Non, cela fait partie de notre mission fondamentale. Nous avons enfin eu du temps pour le faire. Après, si l’on élargit le discours, il est vrai que le digital ne remplace pas une visite physique. Loin de là. Et que dire de la rencontre avec les artistes. Franchement l’application Zoom convient pour un conseil d’administration, pas pour échanger avec des personnes. On y perd énormément.

– Au quotidien, la pandémie alourdit la charge administrative. Vous vous en accommodez?
Je n’ai pas le choix. Concernant les (indemnités) RHT (réduction de l’horaire de travail), j’ai cependant dû me battre. Car elles ont été acceptées au départ, puis refusées. J’ai dû prouver que des emplois étaient en danger. Finalement, la décision positive est tombée en décembre dernier, ce qui a été un vrai soulagement pour l’ensemble du personnel.

– En ce qui concerne la programmation du Mamco, quel sera l’impact de la pandémie à court terme?

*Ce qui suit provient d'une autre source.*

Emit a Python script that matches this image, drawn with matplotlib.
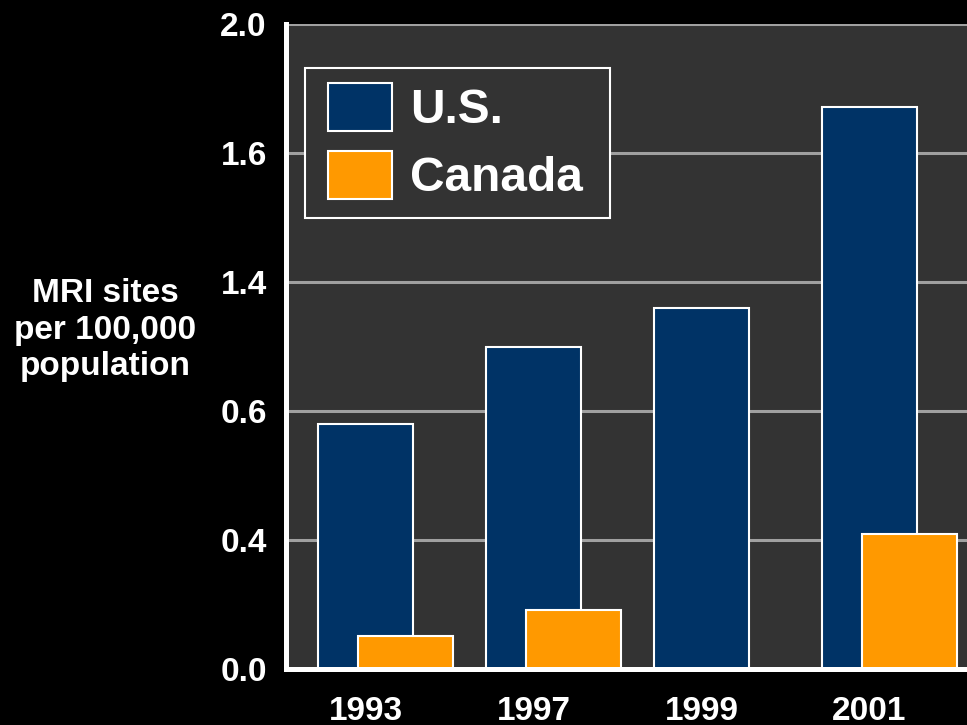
import numpy as np
import matplotlib.pyplot as plt
from matplotlib.patches import Patch, Rectangle

plt.rcParams['font.family'] = ['Liberation Sans', 'DejaVu Sans']
plt.rcParams['font.weight'] = 'bold'

# categories and bar heights (in gridline steps of the original chart)
years = ['1993', '1997', '1999', '2001']
us = [1.90, 2.50, 2.80, 4.36]
canada = [0.26, 0.46, 0.0, 1.05]
# the chart's own (uneven) labels on evenly spaced gridlines
ytick_labels = ['0.0', '0.4', '0.6', '1.4', '1.6', '2.0']

navy = '#003366'
orange = '#ff9900'
panel = '#333333'

fig = plt.figure(figsize=(9.67, 7.25), dpi=100, facecolor='black')
ax = fig.add_axes([0.296, 0.077, 0.704, 0.890], facecolor=panel)

x = np.arange(len(years))
w = 0.565
off = 0.238
ax.bar(x, us, width=w, color=navy, edgecolor='white', lw=1.5, zorder=2)
cx = [xi + off for xi, c in zip(x, canada) if c > 0]
cv = [c for c in canada if c > 0]
ax.bar(cx, cv, width=w, color=orange, edgecolor='white', lw=1.5, zorder=3)

ax.set_xlim(-0.473, -0.473 + 681 / 168)
ax.set_ylim(0, 5)
ax.set_yticks(range(len(ytick_labels)))
ax.set_yticklabels(ytick_labels)
ax.set_xticks(x)
ax.set_xticklabels(years)
ax.tick_params(axis='both', length=0, colors='white', labelsize=24)
ax.tick_params(axis='y', pad=14)
ax.tick_params(axis='x', pad=19)
for lab in ax.get_xticklabels() + ax.get_yticklabels():
    lab.set_fontweight('bold')

ax.grid(axis='y', color='#a0a0a0', lw=2.2, zorder=0)
ax.set_axisbelow(True)
for s in ('top', 'right'):
    ax.spines[s].set_visible(False)
for s in ('left', 'bottom'):
    ax.spines[s].set_color('white')
    ax.spines[s].set_linewidth(3.6)
    ax.spines[s].set_zorder(4)

# legend box drawn by hand so its padding matches the original
ax.add_patch(Rectangle((0.028, 0.699), 0.448, 0.233, transform=ax.transAxes,
                       facecolor=panel, edgecolor='white', lw=1.5, zorder=5))
handles = [Patch(facecolor=navy, edgecolor='white', lw=1.5, label='U.S.'),
           Patch(facecolor=orange, edgecolor='white', lw=1.5, label='Canada')]
leg = ax.legend(handles=handles, loc='upper left', bbox_to_anchor=(0.0617, 0.9085),
                borderaxespad=0, prop={'weight': 'bold', 'size': 34.5},
                handlelength=1.34, handleheight=1.17, handletextpad=0.36,
                labelspacing=0.36, borderpad=0, frameon=False)
leg.set_zorder(6)
for t in leg.get_texts():
    t.set_color('white')

fig.text(105 / 967, 1 - 330 / 725, 'MRI sites\nper 100,000\npopulation',
         color='white', fontsize=24, fontweight='bold', ha='center', va='center',
         linespacing=1.25)

fig.savefig('out.png', dpi=100, facecolor='black')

Nous avons fait le pari de reporter l’ensemble de notre programmation. Ce qui nous a obligés à revoir de fond en comble notre agenda jusqu’en 2023. C’est compliqué, mais nous y arriverons pour autant que nous puissions rouvrir à un moment donné. Il faut savoir faire preuve d’agilité, c’est une évidence. Ce qui m’inquiète le plus, c’est la restriction de nos libertés. J’ai peur qu’elle ne dure après la pandémie.